Before looking at the elements of TCP/IP, it is best to begin with a brief review of the responsibilities of a protocol system.

A protocol system such as TCP/IP must be responsible for the following tasks:

  • Dividing messages into manageable chunks of data that will pass efficiently through the transmission medium.
  • Interfacing with the network adapter hardware.
  • Addressing: The sending computer must be capable of targeting data to a receiving computer. The receiving computer must be capable of recognizing a message that it is supposed to receive.
  • Routing data to the subnet of the destination computer, even if the source subnet and the destination subnet are dissimilar physical networks.
  • Performing error control, flow control, and acknowledgment: For reliable communication, the sending and receiving computers must be able to identify and correct faulty transmissions and control the flow of data.
  • Accepting data from an application and passing it to the network.
  • Receiving data from the network and passing it to an application.

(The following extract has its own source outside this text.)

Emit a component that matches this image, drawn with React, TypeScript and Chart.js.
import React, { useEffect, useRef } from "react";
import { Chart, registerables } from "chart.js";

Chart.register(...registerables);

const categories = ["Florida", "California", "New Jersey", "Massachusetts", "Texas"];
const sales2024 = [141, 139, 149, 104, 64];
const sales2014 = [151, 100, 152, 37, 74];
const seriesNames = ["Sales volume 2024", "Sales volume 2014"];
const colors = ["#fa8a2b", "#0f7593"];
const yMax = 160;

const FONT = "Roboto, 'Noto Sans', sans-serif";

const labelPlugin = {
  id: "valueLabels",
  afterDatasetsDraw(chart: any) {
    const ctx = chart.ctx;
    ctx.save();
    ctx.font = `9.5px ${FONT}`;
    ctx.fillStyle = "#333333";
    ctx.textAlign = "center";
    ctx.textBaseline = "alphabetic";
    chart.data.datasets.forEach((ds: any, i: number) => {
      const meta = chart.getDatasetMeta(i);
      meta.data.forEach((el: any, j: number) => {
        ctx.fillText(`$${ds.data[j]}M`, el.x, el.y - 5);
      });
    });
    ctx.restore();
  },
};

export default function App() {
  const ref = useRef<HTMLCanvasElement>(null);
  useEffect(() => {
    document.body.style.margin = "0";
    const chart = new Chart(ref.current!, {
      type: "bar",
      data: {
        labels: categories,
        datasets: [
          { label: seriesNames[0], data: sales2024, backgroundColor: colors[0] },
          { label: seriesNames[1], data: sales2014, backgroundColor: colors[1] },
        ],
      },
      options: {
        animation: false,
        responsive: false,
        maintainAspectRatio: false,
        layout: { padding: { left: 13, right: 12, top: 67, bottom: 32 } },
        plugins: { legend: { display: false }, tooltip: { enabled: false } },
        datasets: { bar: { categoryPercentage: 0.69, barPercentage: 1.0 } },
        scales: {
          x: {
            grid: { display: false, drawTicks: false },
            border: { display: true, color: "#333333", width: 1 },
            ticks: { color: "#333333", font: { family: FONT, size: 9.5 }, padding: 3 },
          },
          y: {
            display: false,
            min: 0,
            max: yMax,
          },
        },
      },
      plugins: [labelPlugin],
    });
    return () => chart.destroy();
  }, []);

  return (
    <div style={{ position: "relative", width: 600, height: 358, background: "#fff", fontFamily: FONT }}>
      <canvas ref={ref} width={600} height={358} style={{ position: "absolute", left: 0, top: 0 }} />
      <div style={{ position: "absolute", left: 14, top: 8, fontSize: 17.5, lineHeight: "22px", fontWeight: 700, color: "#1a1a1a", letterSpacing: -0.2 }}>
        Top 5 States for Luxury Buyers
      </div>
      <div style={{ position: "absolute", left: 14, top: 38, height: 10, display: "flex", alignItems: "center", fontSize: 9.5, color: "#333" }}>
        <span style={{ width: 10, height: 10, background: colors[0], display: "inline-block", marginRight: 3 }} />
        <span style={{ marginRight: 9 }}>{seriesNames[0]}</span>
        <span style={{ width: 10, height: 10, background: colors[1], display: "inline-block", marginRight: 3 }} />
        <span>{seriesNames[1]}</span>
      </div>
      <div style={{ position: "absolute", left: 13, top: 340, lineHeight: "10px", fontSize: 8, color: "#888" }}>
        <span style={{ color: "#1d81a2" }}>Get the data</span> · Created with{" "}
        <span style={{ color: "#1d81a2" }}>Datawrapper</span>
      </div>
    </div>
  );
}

To accomplish the preceding tasks, the creators of TCP/IP settled on a modular design. The TCP/IP protocol system is divided into separate components that theoretically function independently from one another. Each component is responsible for a piece of the communication process.

The advantage of this modular design is that it lets vendors easily adapt the protocol software to specific hardware and operating systems. For instance, the Network Access layer (as you learn in Hour 3, “The Network Access Layer”) includes functions relating to the specification and design of the physical network. Because of TCP/IP’s modular design, a vendor such as Microsoft does not have to build a completely different software package for TCP/IP on an optical-fiber network (as opposed to TCP/IP on an ordinary ethernet network). The upper layers are not affected by the different physical architecture; only the Network Access layer must change.

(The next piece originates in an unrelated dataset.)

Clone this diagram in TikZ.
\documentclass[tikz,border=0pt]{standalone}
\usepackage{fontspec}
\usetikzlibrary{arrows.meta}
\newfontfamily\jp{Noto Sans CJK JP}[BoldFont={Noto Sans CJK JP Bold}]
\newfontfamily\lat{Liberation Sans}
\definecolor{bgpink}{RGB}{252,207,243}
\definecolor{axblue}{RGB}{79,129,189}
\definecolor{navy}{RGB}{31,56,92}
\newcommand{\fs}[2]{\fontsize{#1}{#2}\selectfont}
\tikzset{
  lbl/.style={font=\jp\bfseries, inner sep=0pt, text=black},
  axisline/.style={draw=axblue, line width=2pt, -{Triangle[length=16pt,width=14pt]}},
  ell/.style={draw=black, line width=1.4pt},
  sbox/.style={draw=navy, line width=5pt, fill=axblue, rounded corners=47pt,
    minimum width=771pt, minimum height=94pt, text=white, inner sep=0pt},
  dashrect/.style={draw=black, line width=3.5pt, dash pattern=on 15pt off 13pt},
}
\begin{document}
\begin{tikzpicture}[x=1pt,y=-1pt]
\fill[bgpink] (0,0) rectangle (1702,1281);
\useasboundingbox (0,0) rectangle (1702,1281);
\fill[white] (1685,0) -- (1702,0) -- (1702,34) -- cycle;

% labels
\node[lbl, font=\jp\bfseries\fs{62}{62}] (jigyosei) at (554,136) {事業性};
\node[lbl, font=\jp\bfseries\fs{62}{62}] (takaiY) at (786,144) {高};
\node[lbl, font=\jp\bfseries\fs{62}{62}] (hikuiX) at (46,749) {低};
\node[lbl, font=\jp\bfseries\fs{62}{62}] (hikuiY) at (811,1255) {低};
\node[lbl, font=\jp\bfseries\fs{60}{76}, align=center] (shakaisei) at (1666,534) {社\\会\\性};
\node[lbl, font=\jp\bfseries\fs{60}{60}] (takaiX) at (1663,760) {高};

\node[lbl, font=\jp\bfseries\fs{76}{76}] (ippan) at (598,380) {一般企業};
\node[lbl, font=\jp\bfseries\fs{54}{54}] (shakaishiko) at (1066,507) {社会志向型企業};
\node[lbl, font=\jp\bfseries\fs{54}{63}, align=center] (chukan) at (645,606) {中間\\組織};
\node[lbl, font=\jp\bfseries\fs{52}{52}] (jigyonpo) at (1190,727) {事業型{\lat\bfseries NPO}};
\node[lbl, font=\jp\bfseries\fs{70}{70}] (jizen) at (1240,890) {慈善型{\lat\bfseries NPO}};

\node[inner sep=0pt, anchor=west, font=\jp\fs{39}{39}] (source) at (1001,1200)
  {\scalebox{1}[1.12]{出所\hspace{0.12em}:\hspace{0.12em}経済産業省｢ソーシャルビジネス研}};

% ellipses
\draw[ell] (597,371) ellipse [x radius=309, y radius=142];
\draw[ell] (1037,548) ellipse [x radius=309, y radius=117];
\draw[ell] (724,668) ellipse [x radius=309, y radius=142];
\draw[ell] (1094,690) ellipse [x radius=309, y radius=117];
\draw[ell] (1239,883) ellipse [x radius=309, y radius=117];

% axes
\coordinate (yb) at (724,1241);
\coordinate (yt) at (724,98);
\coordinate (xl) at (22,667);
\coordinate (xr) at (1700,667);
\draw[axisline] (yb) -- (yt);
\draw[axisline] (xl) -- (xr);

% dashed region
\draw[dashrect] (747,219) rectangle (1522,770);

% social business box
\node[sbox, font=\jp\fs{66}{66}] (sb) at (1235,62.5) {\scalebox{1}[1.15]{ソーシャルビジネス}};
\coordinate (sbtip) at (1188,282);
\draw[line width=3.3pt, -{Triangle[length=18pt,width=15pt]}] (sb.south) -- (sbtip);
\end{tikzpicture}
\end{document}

The TCP/IP protocol system is subdivided into layered components, each of which performs specific duties (see Figure 2.1). This model, or stack, comes from the early days of TCP/IP, and it is sometimes called the TCP/IP model. The official TCP/IP protocol layers and their functions are described in the following list. Compare the functions in the list with the responsibilities listed earlier in this section, and you’ll see how the responsibilities of the protocol system are distributed among the layers.

Figure 2.1

Figure 2.1 The TCP/IP model’s protocol layers.

  • Network Access layer: Provides an interface with the physical network. Formats the data for the transmission medium and addresses data for the subnet based on physical hardware addresses. Provides error control for data delivered on the physical network.

  • Internet layer: Provides logical, hardware-independent addressing so that data can pass among subnets with different physical architectures. Provides routing to reduce traffic and support delivery across the internetwork. (The term internetwork refers to an interconnected, greater network of local area networks (LANs), such as what you find in a large company or on the Internet.) Relates physical addresses (used at the Network Access layer) to logical addresses.

  • Transport layer: Provides flow-control, error-control, and acknowledgment services for the internetwork. Serves as an interface for network applications.

  • Application layer: Provides applications for network troubleshooting, file transfer, remote control, and Internet activities. Also supports the network application programming interfaces (APIs) that enable programs written for a particular operating environment to access the network.

Later hours provide more detailed descriptions of the activities at each of these TCP/IP protocol layers.

When the TCP/IP protocol software prepares a piece of data for transmission across the network, each layer on the sending machine adds a layer of information to the data that is relevant to the corresponding layer on the receiving machine. For instance, the Internet layer of the computer sending the data adds a header with some information that is significant to the Internet layer of the computer receiving the message. This process is sometimes referred to as encapsulation. At the receiving end these headers are removed as the data is passed up the protocol stack.